As I approached he turned and saw me, that gentle smile once again on his lips. He remained seated and I removed his straw hat, pulled the glasses out of my pocket and placed them on his face. The farmer looked up at me with wide eyes, then turned his head slowly away scanning the row of huts on the waterfront, and then fixed his gaze somewhere across the river. His shoulders began to heave as he repeated over and over, “Glória a Deus! Obrigado meu Senhor!”

The man turned back to me, threw his arms around my waist and sobbed. We both remained there holding each other and crying until one of our interpreters came over and asked what was wrong. I explained what had happened and she knelt down and took the man’s hand, asking him if he was alright. He said something in Portuguese to her through his tears.

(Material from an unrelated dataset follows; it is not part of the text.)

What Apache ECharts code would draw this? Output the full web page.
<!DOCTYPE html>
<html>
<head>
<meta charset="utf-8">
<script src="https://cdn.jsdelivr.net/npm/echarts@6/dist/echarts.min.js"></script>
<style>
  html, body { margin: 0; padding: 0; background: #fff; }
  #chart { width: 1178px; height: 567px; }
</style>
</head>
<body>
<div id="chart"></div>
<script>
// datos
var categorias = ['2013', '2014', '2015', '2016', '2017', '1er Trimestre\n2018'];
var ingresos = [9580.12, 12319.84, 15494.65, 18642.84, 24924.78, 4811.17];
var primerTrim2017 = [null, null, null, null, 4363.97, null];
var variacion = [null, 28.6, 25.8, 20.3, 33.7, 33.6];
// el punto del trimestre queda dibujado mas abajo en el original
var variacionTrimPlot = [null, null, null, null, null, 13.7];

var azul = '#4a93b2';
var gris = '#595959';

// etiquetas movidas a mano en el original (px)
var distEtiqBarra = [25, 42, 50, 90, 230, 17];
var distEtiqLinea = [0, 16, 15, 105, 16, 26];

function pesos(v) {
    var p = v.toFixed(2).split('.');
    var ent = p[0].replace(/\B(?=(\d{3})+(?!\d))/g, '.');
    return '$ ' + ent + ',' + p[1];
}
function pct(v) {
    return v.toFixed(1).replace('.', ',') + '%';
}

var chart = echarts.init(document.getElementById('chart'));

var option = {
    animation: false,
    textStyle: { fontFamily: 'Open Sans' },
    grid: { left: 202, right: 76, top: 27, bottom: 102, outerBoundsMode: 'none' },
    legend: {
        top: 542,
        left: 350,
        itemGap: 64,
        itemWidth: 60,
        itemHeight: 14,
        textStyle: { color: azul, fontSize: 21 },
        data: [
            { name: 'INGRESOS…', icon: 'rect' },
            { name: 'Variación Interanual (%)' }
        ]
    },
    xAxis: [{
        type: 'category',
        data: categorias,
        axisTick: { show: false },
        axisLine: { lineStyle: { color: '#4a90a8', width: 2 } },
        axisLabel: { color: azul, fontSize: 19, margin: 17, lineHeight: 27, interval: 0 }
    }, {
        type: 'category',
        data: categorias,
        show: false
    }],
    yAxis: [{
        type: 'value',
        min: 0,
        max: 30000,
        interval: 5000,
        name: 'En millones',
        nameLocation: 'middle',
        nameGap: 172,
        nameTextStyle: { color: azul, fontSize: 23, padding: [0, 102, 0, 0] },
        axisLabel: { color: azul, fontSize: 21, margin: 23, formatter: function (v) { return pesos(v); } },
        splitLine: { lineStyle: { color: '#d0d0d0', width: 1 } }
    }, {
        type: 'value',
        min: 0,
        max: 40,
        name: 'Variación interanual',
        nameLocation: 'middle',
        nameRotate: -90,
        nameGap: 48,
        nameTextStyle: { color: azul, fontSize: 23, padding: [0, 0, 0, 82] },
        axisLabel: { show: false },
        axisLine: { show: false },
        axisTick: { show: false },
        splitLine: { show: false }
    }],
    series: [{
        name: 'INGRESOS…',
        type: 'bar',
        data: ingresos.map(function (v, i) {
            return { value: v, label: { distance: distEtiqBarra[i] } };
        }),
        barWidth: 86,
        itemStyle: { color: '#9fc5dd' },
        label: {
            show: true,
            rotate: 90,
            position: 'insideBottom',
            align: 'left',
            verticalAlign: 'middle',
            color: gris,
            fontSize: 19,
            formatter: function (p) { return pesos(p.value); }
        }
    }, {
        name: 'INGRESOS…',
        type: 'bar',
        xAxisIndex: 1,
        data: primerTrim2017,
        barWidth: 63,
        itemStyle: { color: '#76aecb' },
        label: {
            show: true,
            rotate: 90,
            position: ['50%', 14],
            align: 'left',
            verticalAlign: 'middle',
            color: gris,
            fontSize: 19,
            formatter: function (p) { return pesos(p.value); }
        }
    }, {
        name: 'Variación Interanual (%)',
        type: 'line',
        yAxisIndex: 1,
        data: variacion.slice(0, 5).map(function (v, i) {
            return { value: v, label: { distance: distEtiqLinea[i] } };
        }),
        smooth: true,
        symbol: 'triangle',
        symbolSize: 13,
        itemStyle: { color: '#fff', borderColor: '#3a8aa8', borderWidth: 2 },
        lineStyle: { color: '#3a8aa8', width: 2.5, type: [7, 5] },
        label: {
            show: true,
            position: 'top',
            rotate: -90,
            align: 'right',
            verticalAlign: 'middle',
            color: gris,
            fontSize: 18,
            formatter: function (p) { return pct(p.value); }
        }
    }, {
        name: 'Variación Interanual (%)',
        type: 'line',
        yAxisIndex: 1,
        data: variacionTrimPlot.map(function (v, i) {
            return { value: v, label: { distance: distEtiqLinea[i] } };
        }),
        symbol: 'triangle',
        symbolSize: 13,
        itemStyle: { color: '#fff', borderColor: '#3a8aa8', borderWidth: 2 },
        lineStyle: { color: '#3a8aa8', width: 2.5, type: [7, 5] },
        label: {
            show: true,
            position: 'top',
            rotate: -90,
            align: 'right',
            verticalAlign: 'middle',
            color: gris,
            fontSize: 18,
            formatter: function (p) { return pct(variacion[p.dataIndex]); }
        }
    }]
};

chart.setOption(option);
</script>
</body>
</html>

“What did he say?” I asked.

The interpreter replied, “He said that he had forgotten how beautiful the world is.”

Seeing the World Clearly

More than a decade has passed since that day but I count it as the most profound and important day of my life. It was the day that God used my hands to provide for the needs of a man half a world away. It was the day that I learned that God can orchestrate the lives of two people to bring them together for a moment in time to change them in ways neither thought was possible. When I consider all of the singular events that had to happen to bring the boat, the glasses, the farmer, and me together at that one moment in that unlikely place—I cannot call it anything but a miracle.

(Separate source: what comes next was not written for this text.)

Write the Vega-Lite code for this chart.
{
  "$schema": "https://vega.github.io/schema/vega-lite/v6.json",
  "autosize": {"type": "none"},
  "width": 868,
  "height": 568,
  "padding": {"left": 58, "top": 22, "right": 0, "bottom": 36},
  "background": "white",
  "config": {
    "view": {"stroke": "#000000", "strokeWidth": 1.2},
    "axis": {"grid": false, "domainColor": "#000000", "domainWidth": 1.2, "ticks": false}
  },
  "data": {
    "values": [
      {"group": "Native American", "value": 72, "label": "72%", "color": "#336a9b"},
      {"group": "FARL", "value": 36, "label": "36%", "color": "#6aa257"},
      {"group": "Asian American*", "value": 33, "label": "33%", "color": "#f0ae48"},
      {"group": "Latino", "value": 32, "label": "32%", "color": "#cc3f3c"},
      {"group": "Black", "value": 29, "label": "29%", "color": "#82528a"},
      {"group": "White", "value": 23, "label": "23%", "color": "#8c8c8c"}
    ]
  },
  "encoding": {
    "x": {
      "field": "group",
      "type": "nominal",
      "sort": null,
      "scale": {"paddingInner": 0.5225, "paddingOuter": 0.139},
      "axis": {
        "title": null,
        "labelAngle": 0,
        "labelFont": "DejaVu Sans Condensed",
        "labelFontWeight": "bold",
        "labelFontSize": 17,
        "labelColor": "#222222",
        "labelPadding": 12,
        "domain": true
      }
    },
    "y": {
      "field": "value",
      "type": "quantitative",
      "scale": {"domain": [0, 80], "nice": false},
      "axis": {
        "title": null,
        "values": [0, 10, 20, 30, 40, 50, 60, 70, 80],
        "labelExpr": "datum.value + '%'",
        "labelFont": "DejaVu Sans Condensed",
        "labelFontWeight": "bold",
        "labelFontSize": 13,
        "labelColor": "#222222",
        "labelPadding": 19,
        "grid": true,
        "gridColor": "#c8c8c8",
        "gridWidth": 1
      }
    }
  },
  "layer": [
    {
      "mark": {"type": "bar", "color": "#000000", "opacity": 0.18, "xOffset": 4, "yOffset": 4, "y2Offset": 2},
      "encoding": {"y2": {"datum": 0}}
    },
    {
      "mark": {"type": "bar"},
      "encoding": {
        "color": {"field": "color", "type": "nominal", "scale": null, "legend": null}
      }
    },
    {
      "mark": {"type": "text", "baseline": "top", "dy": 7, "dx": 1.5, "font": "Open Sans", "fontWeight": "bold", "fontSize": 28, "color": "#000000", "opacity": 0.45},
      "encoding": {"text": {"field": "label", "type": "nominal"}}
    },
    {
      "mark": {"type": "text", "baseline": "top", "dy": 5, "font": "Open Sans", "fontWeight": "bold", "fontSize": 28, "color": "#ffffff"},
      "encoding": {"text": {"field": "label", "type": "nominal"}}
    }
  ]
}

1744_51974845361_914_nBut the real miracle was not just that a poor farmer in the middle of the Amazon got the exact pair of glasses to help him live better and see better. No…the real miracle was that a man who measured success by his title and paycheck, and claimed credit for everything that was seemingly good in his life—that blind man…well, he was given the gift of sight. For the first time, he saw that God is paying attention to us. All of us. His eyes were opened to the reality that everything he clung to had no eternal value whatsoever. He found that no achievement, money, accolade, power, or possession could compare with the simple act of serving and loving a complete stranger.

The Best Version of Me

I reflected on this particular scene from my life most recently during yet another trip to the Amazon. Since 2000 I have served on 17 mission trips to Brazil, and my latest trip was very special. I realized that I am the best version of myself when I’m serving God on the river. And I pray daily to be that same man at home and in my professional life.

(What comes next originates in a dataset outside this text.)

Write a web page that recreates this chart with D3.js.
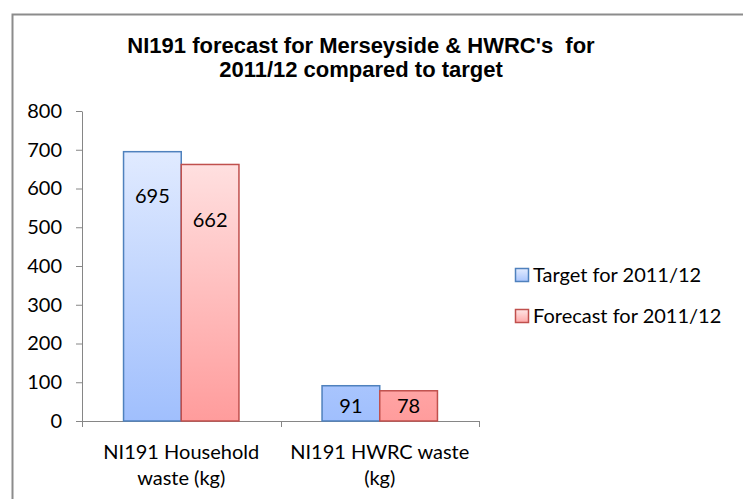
<!DOCTYPE html>
<html>
<head>
<meta charset="utf-8">
<script src="https://cdn.jsdelivr.net/npm/d3@7"></script>
<style>
  body { margin: 0; background: #fff; }
  svg { display: block; }
</style>
</head>
<body>
<div id="chart"></div>
<script>
// Data
const categories = ["NI191 Household waste (kg)", "NI191 HWRC waste (kg)"];
const categoryLines = [["NI191 Household", "waste (kg)"], ["NI191 HWRC waste", "(kg)"]];
const seriesNames = ["Target for 2011/12", "Forecast for 2011/12"];
const targetValues = [695, 91];
const forecastValues = [662, 78];
// where each data label sits, in value units (labels were placed by hand in the original)
const targetLabelAt = [580, 40];
const forecastLabelAt = [518, 40];
const yTicks = [0, 100, 200, 300, 400, 500, 600, 700, 800];
const titleLines = ["NI191 forecast for Merseyside & HWRC's  for", "2011/12 compared to target"];

const W = 743, H = 499;
const plot = { left: 82, right: 479, top: 111, bottom: 421 };

const svg = d3.select("#chart").append("svg")
    .attr("width", W)
    .attr("height", H);

// gradients for the bars
const defs = svg.append("defs");
const grads = [
  { id: "gBlue", top: "#e3ecff", bottom: "#a0bffd" },
  { id: "gRed", top: "#ffe6e6", bottom: "#ff9c9c" }
];
grads.forEach(g => {
  const lg = defs.append("linearGradient")
      .attr("id", g.id)
      .attr("gradientUnits", "userSpaceOnUse")
      .attr("x1", 0).attr("x2", 0)
      .attr("y1", plot.top + 30).attr("y2", plot.bottom);
  lg.append("stop").attr("offset", "0%").attr("stop-color", g.top);
  lg.append("stop").attr("offset", "100%").attr("stop-color", g.bottom);
});
const legGrads = [
  { id: "lBlue", top: "#e3ecff", bottom: "#a9c5fd" },
  { id: "lRed", top: "#ffe6e6", bottom: "#ffa8a8" }
];
legGrads.forEach(g => {
  const lg = defs.append("linearGradient")
      .attr("id", g.id)
      .attr("x1", 0).attr("x2", 0).attr("y1", 0).attr("y2", 1);
  lg.append("stop").attr("offset", "0%").attr("stop-color", g.top);
  lg.append("stop").attr("offset", "100%").attr("stop-color", g.bottom);
});

const fills = ["url(#gBlue)", "url(#gRed)"];
const strokes = ["#4f81bd", "#c0504d"];

// chart frame (runs off the right and bottom of the picture)
svg.append("path")
    .attr("d", `M12.5,${H + 5} V14.5 H${W + 5}`)
    .attr("fill", "none")
    .attr("stroke", "#8c8c8c")
    .attr("stroke-width", 2);

// title
svg.append("text")
    .attr("x", 361)
    .attr("y", 53)
    .attr("text-anchor", "middle")
    .style("font-family", "Liberation Sans, Arial, sans-serif")
    .style("font-weight", "bold")
    .style("font-size", "22px")
    .style("white-space", "pre")
    .selectAll("tspan")
    .data(titleLines)
    .enter().append("tspan")
    .attr("x", 361)
    .attr("dy", (d, i) => i === 0 ? 0 : 24)
    .text(d => d);

// scales
const x0 = d3.scaleBand()
    .domain(categories)
    .range([plot.left, plot.right])
    .padding(0);

const x1 = d3.scaleBand()
    .domain(seriesNames)
    .range([0, x0.bandwidth()])
    .paddingInner(0)
    .paddingOuter(0.72);

const y = d3.scaleLinear()
    .domain([0, 800])
    .range([plot.bottom, plot.top]);

const labelFont = "Lato, 'Open Sans', sans-serif";
const labelSize = "20px";

// y axis
const yAxis = svg.append("g")
    .attr("transform", `translate(${plot.left},0)`)
    .call(d3.axisLeft(y).tickValues(yTicks).tickSize(6).tickPadding(14).tickSizeOuter(0));
yAxis.select(".domain").attr("stroke", "#868686");
yAxis.selectAll(".tick line").attr("stroke", "#868686");
yAxis.selectAll(".tick text")
    .attr("fill", "#000")
    .style("font-family", labelFont)
    .style("font-size", labelSize);

// x axis
const xAxis = svg.append("g")
    .attr("transform", `translate(0,${plot.bottom})`)
    .call(d3.axisBottom(x0).tickSize(0).tickFormat(""));
xAxis.select(".domain").attr("stroke", "#868686");
// category boundary tick marks
const bounds = [plot.left, x0(categories[1]), plot.right];
svg.selectAll(".xtick")
    .data(bounds)
    .enter().append("line")
    .attr("x1", d => Math.round(d) + 0.5)
    .attr("x2", d => Math.round(d) + 0.5)
    .attr("y1", plot.bottom)
    .attr("y2", plot.bottom + 6)
    .attr("stroke", "#868686");

// category labels
categories.forEach((c, i) => {
  svg.append("text")
      .attr("x", x0(c) + x0.bandwidth() / 2)
      .attr("y", 459)
      .attr("text-anchor", "middle")
      .style("font-family", labelFont)
      .style("font-size", labelSize)
      .selectAll("tspan")
      .data(categoryLines[i])
      .enter().append("tspan")
      .attr("x", x0(c) + x0.bandwidth() / 2)
      .attr("dy", (d, j) => j === 0 ? 0 : 26)
      .text(d => d);
});

// bars
const series = [
  { name: seriesNames[0], values: targetValues, labelAt: targetLabelAt },
  { name: seriesNames[1], values: forecastValues, labelAt: forecastLabelAt }
];

series.forEach((s, si) => {
  const g = svg.append("g");
  g.selectAll("rect")
      .data(categories)
      .enter().append("rect")
      .attr("x", c => x0(c) + x1(s.name))
      .attr("y", (c, i) => y(s.values[i]))
      .attr("width", x1.bandwidth())
      .attr("height", (c, i) => y(0) - y(s.values[i]))
      .attr("fill", fills[si])
      .attr("stroke", strokes[si])
      .attr("stroke-width", 1.5);

  g.selectAll("text")
      .data(categories)
      .enter().append("text")
      .attr("x", c => x0(c) + x1(s.name) + x1.bandwidth() / 2)
      .attr("y", (c, i) => y(s.labelAt[i]))
      .attr("dy", "0.35em")
      .attr("text-anchor", "middle")
      .style("font-family", labelFont)
      .style("font-size", labelSize)
      .text((c, i) => s.values[i]);
});

// legend
const legend = svg.append("g")
    .attr("transform", "translate(515,0)");
const legendY = [275, 316];
seriesNames.forEach((n, i) => {
  legend.append("rect")
      .attr("x", 0.5)
      .attr("y", legendY[i] - 6.5)
      .attr("width", 13)
      .attr("height", 13)
      .attr("fill", i === 0 ? "url(#lBlue)" : "url(#lRed)")
      .attr("stroke", strokes[i])
      .attr("stroke-width", 1.5);
  legend.append("text")
      .attr("x", 18)
      .attr("y", legendY[i])
      .attr("dy", "0.35em")
      .style("font-family", labelFont)
      .style("font-size", labelSize)
      .text(n);
});
</script>
</body>
</html>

I shared this story because I firmly believe that many of us cling too tightly to our titles, money, possessions, and comforts. The work we do every day in our chosen career is important, but it is not the most important thing. The rewards we get in the way of recognition, money, prestige, and power are all fleeting and have no lasting value. And none of it can compare with a simple act of love in service to another human being.

The journey continues, and God shows me new aspects of His grace and mercy every day. And He continues to refine me in ways I never thought possible. And I thank him daily for sending a simple Brazilian farmer into my life to help this blind man see.